━━ INPUT MATERIAL

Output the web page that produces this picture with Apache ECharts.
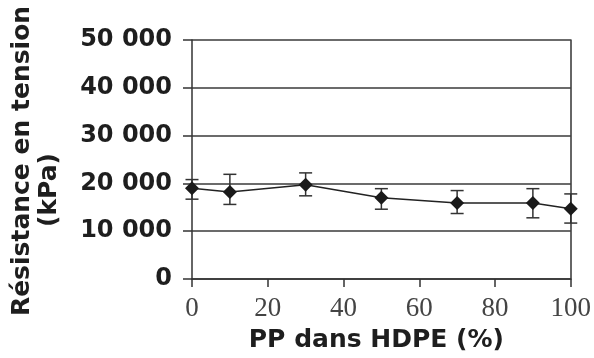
<!DOCTYPE html>
<html><head><meta charset="utf-8">
<script src="https://cdn.jsdelivr.net/npm/echarts@6/dist/echarts.min.js"></script>
<style>html,body{margin:0;padding:0;background:#fff}#c{width:594px;height:358px}</style>
</head><body><div id="c"></div>
<script>
const ppPercent = [0, 10, 30, 50, 70, 90, 100];
const strength  = [19000, 18200, 19700, 17000, 15900, 15900, 14700];
const errLow    = [16700, 15600, 17400, 14600, 13700, 12800, 11700];
const errHigh   = [20800, 21900, 22200, 18900, 18500, 18900, 17800];
const xTitle = 'PP dans HDPE (%)';
const yTitle1 = 'Résistance en tension';
const yTitle2 = '(kPa)';

const fmtK = v => String(v).replace(/\B(?=(\d{3})+(?!\d))/g, ' ');
const lineData = ppPercent.map((x, i) => [x, strength[i]]);
const errData = ppPercent.map((x, i) => [x, errLow[i], errHigh[i]]);

const chart = echarts.init(document.getElementById('c'), null, {renderer: 'canvas'});
chart.setOption({
  animation: false,
  backgroundColor: '#fff',
  grid: {left: 192, right: 23, top: 40, bottom: 78},
  xAxis: {
    type: 'value', min: 0, max: 100, interval: 20,
    name: xTitle, nameLocation: 'middle', nameGap: 49,
    nameTextStyle: {fontFamily: 'DejaVu Sans', fontWeight: 'bold', fontSize: 25, color: '#1e1e1e', padding: [0, 10, 0, 0]},
    axisLine: {show: true, onZero: false, lineStyle: {color: '#333', width: 1.5}},
    axisTick: {show: true, inside: false, length: 8, lineStyle: {color: '#333', width: 1.5}},
    axisLabel: {fontFamily: 'Liberation Serif', fontSize: 27, color: '#444', margin: 16},
    splitLine: {show: false}
  },
  yAxis: [{
    type: 'value', min: 0, max: 50000, interval: 10000,
    axisLine: {show: true, lineStyle: {color: '#333', width: 1.5}},
    axisTick: {show: true, inside: false, length: 9, lineStyle: {color: '#333', width: 1.5}},
    axisLabel: {fontFamily: 'DejaVu Sans', fontWeight: 'bold', fontSize: 24, color: '#1e1e1e', margin: 20, formatter: fmtK},
    splitLine: {show: true, lineStyle: {color: '#3a3a3a', width: 1.5}}
  }, {
    type: 'value', min: 0, max: 50000, interval: 10000, position: 'right',
    axisLine: {show: true, lineStyle: {color: '#333', width: 1.5}},
    axisTick: {show: false}, axisLabel: {show: false}, splitLine: {show: false}
  }],
  graphic: [
    {type: 'text', x: 22, y: 161, rotation: Math.PI / 2,
     style: {text: yTitle1, align: 'center', verticalAlign: 'middle', textAlign: 'center', textVerticalAlign: 'middle',
             font: 'bold 25px "DejaVu Sans"', fill: '#1e1e1e'}},
    {type: 'text', x: 49, y: 190, rotation: Math.PI / 2,
     style: {text: yTitle2, align: 'center', verticalAlign: 'middle', textAlign: 'center', textVerticalAlign: 'middle',
             font: 'bold 25px "DejaVu Sans"', fill: '#1e1e1e'}}
  ],
  series: [{
    type: 'custom',
    data: errData,
    z: 2,
    renderItem: function (params, api) {
      const x = api.value(0);
      const lo = api.coord([x, api.value(1)]);
      const hi = api.coord([x, api.value(2)]);
      const w = 6.5;
      const st = {stroke: '#333', lineWidth: 1.5};
      return {type: 'group', children: [
        {type: 'line', shape: {x1: lo[0], y1: lo[1], x2: hi[0], y2: hi[1]}, style: st},
        {type: 'line', shape: {x1: lo[0] - w, y1: lo[1], x2: lo[0] + w, y2: lo[1]}, style: st},
        {type: 'line', shape: {x1: hi[0] - w, y1: hi[1], x2: hi[0] + w, y2: hi[1]}, style: st}
      ]};
    }
  }, {
    type: 'line',
    data: lineData,
    z: 3,
    symbol: 'diamond', symbolSize: 14,
    itemStyle: {color: '#1a1a1a'},
    lineStyle: {color: '#222', width: 1.5}
  }]
});
</script>
</body></html>
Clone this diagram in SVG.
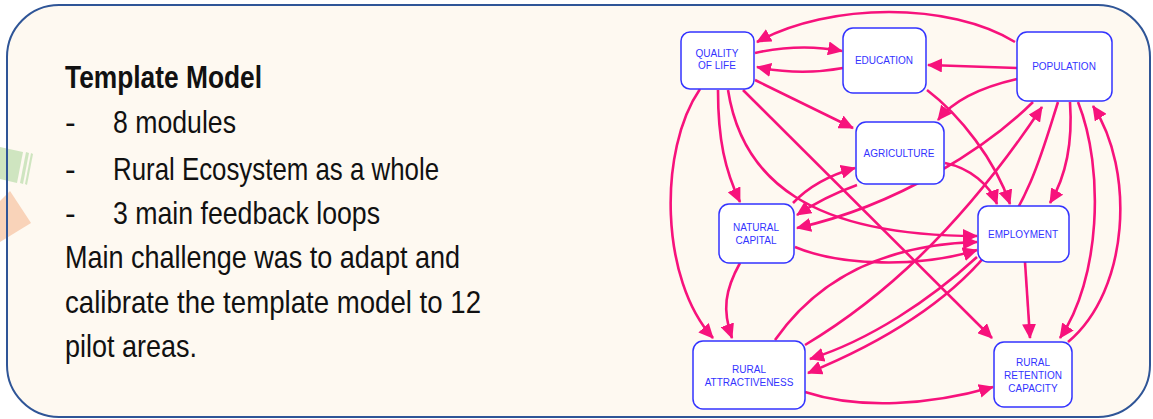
<svg xmlns="http://www.w3.org/2000/svg" width="1153" height="419" viewBox="0 0 1153 419">
<defs>
<style>
.txt{font-family:"Liberation Sans",Arial,sans-serif;fill:#111111}
.node rect{fill:#ffffff;stroke:#3333ff;stroke-width:1.5}
.node text{font-family:"Liberation Sans",Arial,sans-serif;font-size:10px;fill:#3333ff;text-anchor:middle}
.links path{fill:none;stroke:#f7127c;stroke-width:2.6;marker-end:url(#ah)}
</style>
<marker id="ah" markerUnits="userSpaceOnUse" markerWidth="16" markerHeight="14" refX="14" refY="7" orient="auto">
<path d="M0,0 L15,7 L0,14 z" fill="#f7127c"/>
</marker>
</defs>
<rect x="0" y="0" width="1153" height="419" fill="#ffffff"/>
<rect x="7" y="5" width="1143" height="412" rx="52" ry="52" fill="#fef9f1"/>
<g id="decor">
<polygon points="0,147 23,152 17,183 0,179" fill="#cfe5c0"/>
<polygon points="26,152 29,153 23,184 20,183" fill="#cfe5c0"/>
<polygon points="31,153 33,154 27,185 25,184" fill="#cfe5c0"/>
<polygon points="0,201 10,191 31,223 0,242" fill="#f9d3b9"/>
</g>
<rect x="7" y="5" width="1143" height="412" rx="52" ry="52" fill="none" stroke="#2f5597" stroke-width="2"/>
<g id="text-block" class="txt">
<text x="65" y="88" font-size="32" font-weight="bold" textLength="197" lengthAdjust="spacingAndGlyphs">Template Model</text>
<text x="65" y="133" font-size="32">-</text>
<text x="113" y="133" font-size="32" textLength="123" lengthAdjust="spacingAndGlyphs">8 modules</text>
<text x="65" y="180" font-size="32">-</text>
<text x="113" y="180" font-size="32" textLength="326" lengthAdjust="spacingAndGlyphs">Rural Ecosystem as a whole</text>
<text x="65" y="224" font-size="32">-</text>
<text x="113" y="224" font-size="32" textLength="267" lengthAdjust="spacingAndGlyphs">3 main feedback loops</text>
<text x="65" y="268" font-size="32" textLength="395" lengthAdjust="spacingAndGlyphs">Main challenge was to adapt and</text>
<text x="65" y="313" font-size="32" textLength="416" lengthAdjust="spacingAndGlyphs">calibrate the template model to 12</text>
<text x="65" y="357" font-size="32" textLength="132" lengthAdjust="spacingAndGlyphs">pilot areas.</text>
</g>
<g id="connectors" class="links">
<path d="M1015,42 C950,2 830,2 757,42"/>
<path d="M755,53 Q800,43 842,51"/>
<path d="M843,68 Q800,76 757,67"/>
<path d="M1017,68 L928,65"/>
<path d="M755,80 L853,128"/>
<path d="M1017,79 Q960,92 938,120"/>
<path d="M927,90 C960,115 995,160 1010,204"/>
<path d="M945,163 C970,168 990,185 997,204"/>
<path d="M1070,102 C1073,145 1065,178 1050,203"/>
<path d="M1033,102 C990,145 900,205 797,228"/>
<path d="M857,185 C835,193 815,203 797,215"/>
<path d="M793,203 C810,185 830,175 855,168"/>
<path d="M700,89 C658,150 660,280 713,338"/>
<path d="M718,90 C718,140 725,170 740,202"/>
<path d="M728,90 C742,180 810,236 977,236"/>
<path d="M743,90 L992,338"/>
<path d="M795,247 C840,266 920,268 977,250"/>
<path d="M740,263 C725,290 722,310 732,338"/>
<path d="M775,340 C810,290 870,245 977,242"/>
<path d="M805,345 C880,300 960,230 1042,107"/>
<path d="M1058,102 C1030,190 1010,290 808,373"/>
<path d="M977,257 C930,300 870,340 810,359"/>
<path d="M805,392 C860,410 930,405 993,387"/>
<path d="M1025,262 L1030,338"/>
<path d="M1078,102 C1105,170 1100,280 1060,338"/>
<path d="M1068,342 C1130,290 1135,170 1093,106"/>
</g>
<g id="node-quality" class="node">
<rect x="681" y="32" width="73" height="57" rx="9"/>
<text x="717" y="57">QUALITY</text>
<text x="717" y="69">OF LIFE</text>
</g>
<g id="node-education" class="node">
<rect x="843" y="28" width="83" height="65" rx="10"/>
<text x="884" y="64">EDUCATION</text>
</g>
<g id="node-population" class="node">
<rect x="1017" y="32" width="95" height="69" rx="10"/>
<text x="1064" y="70">POPULATION</text>
</g>
<g id="node-agriculture" class="node">
<rect x="856" y="122" width="88" height="62" rx="10"/>
<text x="899" y="157">AGRICULTURE</text>
</g>
<g id="node-natural" class="node">
<rect x="719" y="204" width="75" height="59" rx="10"/>
<text x="756" y="231">NATURAL</text>
<text x="756" y="244">CAPITAL</text>
</g>
<g id="node-employment" class="node">
<rect x="978" y="206" width="91" height="56" rx="10"/>
<text x="1023" y="238">EMPLOYMENT</text>
</g>
<g id="node-attractiveness" class="node">
<rect x="693" y="341" width="112" height="68" rx="10"/>
<text x="749" y="373">RURAL</text>
<text x="749" y="386">ATTRACTIVENESS</text>
</g>
<g id="node-retention" class="node">
<rect x="994" y="342" width="78" height="65" rx="10"/>
<text x="1033" y="366">RURAL</text>
<text x="1033" y="379">RETENTION</text>
<text x="1033" y="392">CAPACITY</text>
</g>
</svg>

━━━━

=== EXERCISE DESCRIPTION ===
Leave out the pictures and restate, word for word, the lines from the top of the data through the line containing "const yTitle2 = '(kPa)';", both included.

=== RESPONSE ===
Output the web page that produces this picture with Apache ECharts.
<!DOCTYPE html>
<html><head><meta charset="utf-8">
<script src="https://cdn.jsdelivr.net/npm/echarts@6/dist/echarts.min.js"></script>
<style>html,body{margin:0;padding:0;background:#fff}#c{width:594px;height:358px}</style>
</head><body><div id="c"></div>
<script>
const ppPercent = [0, 10, 30, 50, 70, 90, 100];
const strength  = [19000, 18200, 19700, 17000, 15900, 15900, 14700];
const errLow    = [16700, 15600, 17400, 14600, 13700, 12800, 11700];
const errHigh   = [20800, 21900, 22200, 18900, 18500, 18900, 17800];
const xTitle = 'PP dans HDPE (%)';
const yTitle1 = 'Résistance en tension';
const yTitle2 = '(kPa)';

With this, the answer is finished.